Labor Department Issues 'No-Jobs' Report

Sept. 2, 2011
The jobs numbers for August were the worst since September 2010.

The struggling U.S. economy added no jobs in August after 10 months of gains, amid rising fears of another recession and political turmoil over the government's debt and deficit, official data showed Friday.

Employment in the private sector, which has been the main engine for job growth as revenue-strapped governments shed workers, "changed little" in most major industries, the Labor Department said.

The total of 17,000 private-sector jobs added were offset by 17,000 shed by government agencies.

The Labor Department said the unemployment rate remained unchanged at 9.1% from July. It was the 28th month the jobless rate has been at 9% and above, except for two.

The number of unemployed people was essentially unchanged, at 14 million.

The jobs numbers for August were the worst since September 2010, when the economy destroyed more than twice the number of jobs it created.

The report comes amid political gridlock in Washington, as President Obama's Democrats and their Republican foes battle over how to achieve long-term deficit reduction.
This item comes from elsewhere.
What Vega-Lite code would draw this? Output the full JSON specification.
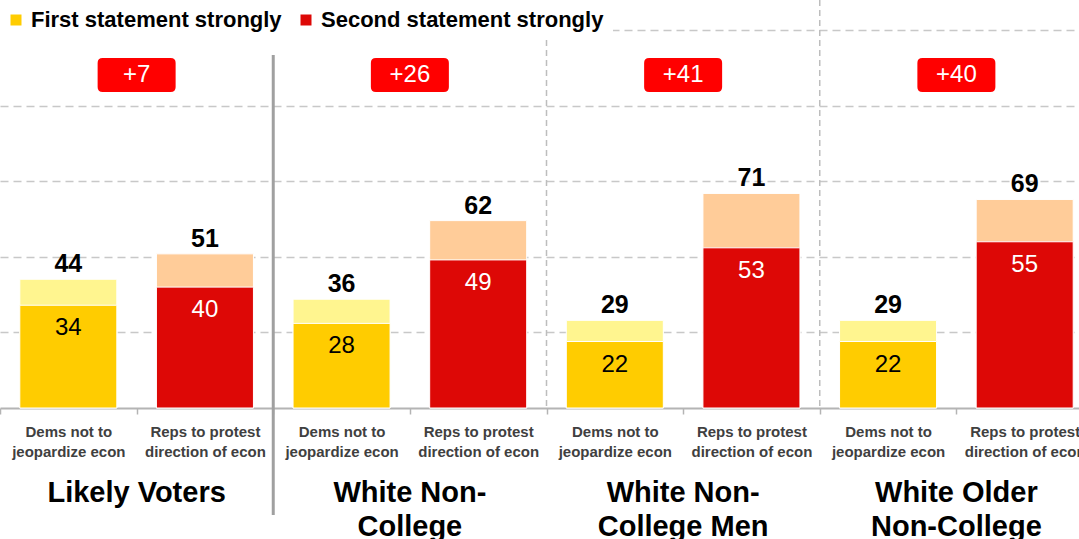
{
  "$schema": "https://vega.github.io/schema/vega-lite/v6.json",
  "autosize": "none",
  "width": 1093,
  "height": 408,
  "padding": {"left": 0, "top": 0, "right": 0, "bottom": 131},
  "background": "white",
  "config": {"font": "Liberation Sans", "view": {"stroke": null}},
  "datasets": {
    "bars": [
      {"group": "Likely Voters", "bar": "LV-dem", "side": "First statement strongly", "strong": 34, "total": 44, "top": 42.6},
      {"group": "Likely Voters", "bar": "LV-rep", "side": "Second statement strongly", "strong": 40, "total": 51, "top": 51},
      {"group": "White Non-\nCollege", "bar": "WNC-dem", "side": "First statement strongly", "strong": 28, "total": 36, "top": 36},
      {"group": "White Non-\nCollege", "bar": "WNC-rep", "side": "Second statement strongly", "strong": 49, "total": 62, "top": 62},
      {"group": "White Non-\nCollege Men", "bar": "WNCM-dem", "side": "First statement strongly", "strong": 22, "total": 29, "top": 29},
      {"group": "White Non-\nCollege Men", "bar": "WNCM-rep", "side": "Second statement strongly", "strong": 53, "total": 71, "top": 71},
      {"group": "White Older\nNon-College", "bar": "WONC-dem", "side": "First statement strongly", "strong": 22, "total": 29, "top": 29},
      {"group": "White Older\nNon-College", "bar": "WONC-rep", "side": "Second statement strongly", "strong": 55, "total": 69, "top": 69}
    ],
    "groups": [
      {"group": "Likely Voters", "bar": "LV-dem", "diff": "+7", "sep": "none"},
      {"group": "White Non-\nCollege", "bar": "WNC-dem", "diff": "+26", "sep": "solid"},
      {"group": "White Non-\nCollege Men", "bar": "WNCM-dem", "diff": "+41", "sep": "dashed"},
      {"group": "White Older\nNon-College", "bar": "WONC-dem", "diff": "+40", "sep": "dashed"}
    ]
  },
  "layer": [
    {
      "data": {"name": "bars"},
      "mark": {"type": "bar", "width": {"band": 0.71}, "stroke": "white", "strokeWidth": 1},
      "encoding": {
        "x": {
          "field": "bar",
          "type": "nominal",
          "scale": {
            "domain": ["LV-dem", "LV-rep", "WNC-dem", "WNC-rep", "WNCM-dem", "WNCM-rep", "WONC-dem", "WONC-rep"],
            "paddingInner": 0,
            "paddingOuter": 0
          },
          "axis": {
            "orient": "bottom",
            "title": null,
            "labelAngle": 0,
            "labelExpr": "isString(datum.value) ? (indexof(datum.value, 'dem') >= 0 ? ['Dems not to', 'jeopardize econ'] : ['Reps to protest', 'direction of econ']) : ''",
            "labelFontSize": 15,
            "labelFontWeight": "bold",
            "labelColor": "#404040",
            "labelLineHeight": 20,
            "labelPadding": 10,
            "labelLimit": 0,
            "labelOverlap": false,
            "labelFlush": false,
            "tickBand": "extent",
            "tickColor": "#B4B4B4",
            "tickSize": 6,
            "tickWidth": 1.5,
            "domainColor": "#B4B4B4",
            "domainWidth": 2,
            "grid": false
          }
        },
        "y": {
          "field": "top",
          "type": "quantitative",
          "scale": {"domain": [0, 135], "nice": false, "zero": false},
          "axis": {
            "title": null,
            "labels": false,
            "ticks": false,
            "domain": false,
            "grid": true,
            "values": [25, 50, 75, 100, 125],
            "gridColor": "#C8C8C8",
            "gridDash": [8, 5],
            "gridWidth": 1.5
          }
        },
        "color": {
          "condition": {"test": "datum.side == 'First statement strongly'", "value": "#FFF58F"},
          "value": "#FFCC99"
        }
      }
    },
    {
      "data": {"name": "bars"},
      "mark": {"type": "bar", "width": {"band": 0.71}, "stroke": "white", "strokeWidth": 1},
      "encoding": {
        "x": {"field": "bar", "type": "nominal"},
        "y": {"field": "strong", "type": "quantitative"},
        "color": {
          "field": "side",
          "type": "nominal",
          "scale": {"domain": ["First statement strongly", "Second statement strongly"], "range": ["#FFCC00", "#DD0806"]},
          "legend": {
            "title": null,
            "orient": "none",
            "legendX": -4,
            "legendY": 0,
            "direction": "horizontal",
            "fillColor": "white",
            "padding": 9,
            "symbolType": "square",
            "symbolSize": 121,
            "symbolStrokeWidth": 0,
            "symbolOpacity": 1,
            "labelFontSize": 22,
            "labelFontWeight": "bold",
            "labelColor": "#000000",
            "labelOffset": 4,
            "columnPadding": 13,
            "labelLimit": 0
          }
        }
      }
    },
    {
      "data": {"name": "bars"},
      "mark": {"type": "text", "dy": -15, "fontSize": 25, "fontWeight": "bold", "color": "#000000"},
      "encoding": {
        "x": {"field": "bar", "type": "nominal"},
        "y": {"field": "top", "type": "quantitative"},
        "text": {"field": "total"}
      }
    },
    {
      "data": {"name": "bars"},
      "mark": {"type": "text", "dy": 23, "fontSize": 24},
      "encoding": {
        "x": {"field": "bar", "type": "nominal"},
        "y": {"field": "strong", "type": "quantitative"},
        "text": {"field": "strong"},
        "color": {
          "condition": {"test": "datum.side == 'First statement strongly'", "value": "#000000"},
          "value": "#FFFFFF"
        }
      }
    },
    {
      "data": {"name": "groups"},
      "transform": [{"filter": "datum.sep == 'dashed'"}],
      "mark": {"type": "rule", "color": "#BDBDBD", "strokeWidth": 1.5, "strokeDash": [6, 4]},
      "encoding": {
        "x": {"field": "bar", "type": "nominal", "bandPosition": 0},
        "y": {"datum": 135, "type": "quantitative"},
        "y2": {"datum": 0}
      }
    },
    {
      "data": {"name": "groups"},
      "transform": [{"filter": "datum.sep == 'solid'"}],
      "mark": {"type": "rule", "color": "#A0A0A0", "strokeWidth": 3},
      "encoding": {
        "x": {"field": "bar", "type": "nominal", "bandPosition": 0},
        "y": {"datum": 116.8, "type": "quantitative"},
        "y2": {"datum": -35.4}
      }
    },
    {
      "data": {"name": "groups"},
      "mark": {
        "type": "point",
        "shape": "M-0.872,-0.436 H0.872 Q1,-0.436 1,-0.308 V0.308 Q1,0.436 0.872,0.436 H-0.872 Q-1,0.436 -1,0.308 V-0.308 Q-1,-0.436 -0.872,-0.436 Z",
        "size": 6084,
        "filled": true,
        "color": "#FF0000",
        "opacity": 1,
        "strokeWidth": 0
      },
      "encoding": {
        "x": {"field": "bar", "type": "nominal", "bandPosition": 1},
        "y": {"datum": 110.2, "type": "quantitative"}
      }
    },
    {
      "data": {"name": "groups"},
      "mark": {"type": "text", "color": "#FFFFFF", "fontSize": 24},
      "encoding": {
        "x": {"field": "bar", "type": "nominal", "bandPosition": 1},
        "y": {"datum": 110.2, "type": "quantitative"},
        "text": {"field": "diff"}
      }
    },
    {
      "data": {"name": "groups"},
      "mark": {"type": "text", "color": "#000000", "fontSize": 29, "fontWeight": "bold", "baseline": "top", "lineBreak": "\n", "lineHeight": 34},
      "encoding": {
        "x": {"field": "bar", "type": "nominal", "bandPosition": 1},
        "y": {"datum": -23.5, "type": "quantitative"},
        "text": {"field": "group"}
      }
    }
  ]
}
It also comes ahead of Obama's speech to a joint session of Congress next Thursday, in which he will lay out a plan to create jobs and stimulate the scuffling economy, whose growth fell below 1% in the first half of the year.

After a series of weak economic data, analysts had lowered their expectations for August nonfarm job growth. The average estimate was for a net 70,000 payrolls, with the jobless rate holding steady.

The department sharply lowered its July reading for payrolls, to 85,000, from an initial estimate of 117,000.

A monthly job-growth pace of 100,000 is seen as necessary to support a steady unemployment rate, according to Briefing.com economists.

Still adding jobs was the health care sector, by 30,000, as well as mining and professional and business services.

A decline in information employment reflected a strike in the telecommunications industry, the department said, referring to a two-week strike against Verizon Communications by about 45,000 employees.

Governments continued to shed jobs, even after accounting for about 22,000 workers from a partial state government shutdown in Minnesota, the department said.

Since employment peaked in September 2008, local governments have shed 550,000 jobs.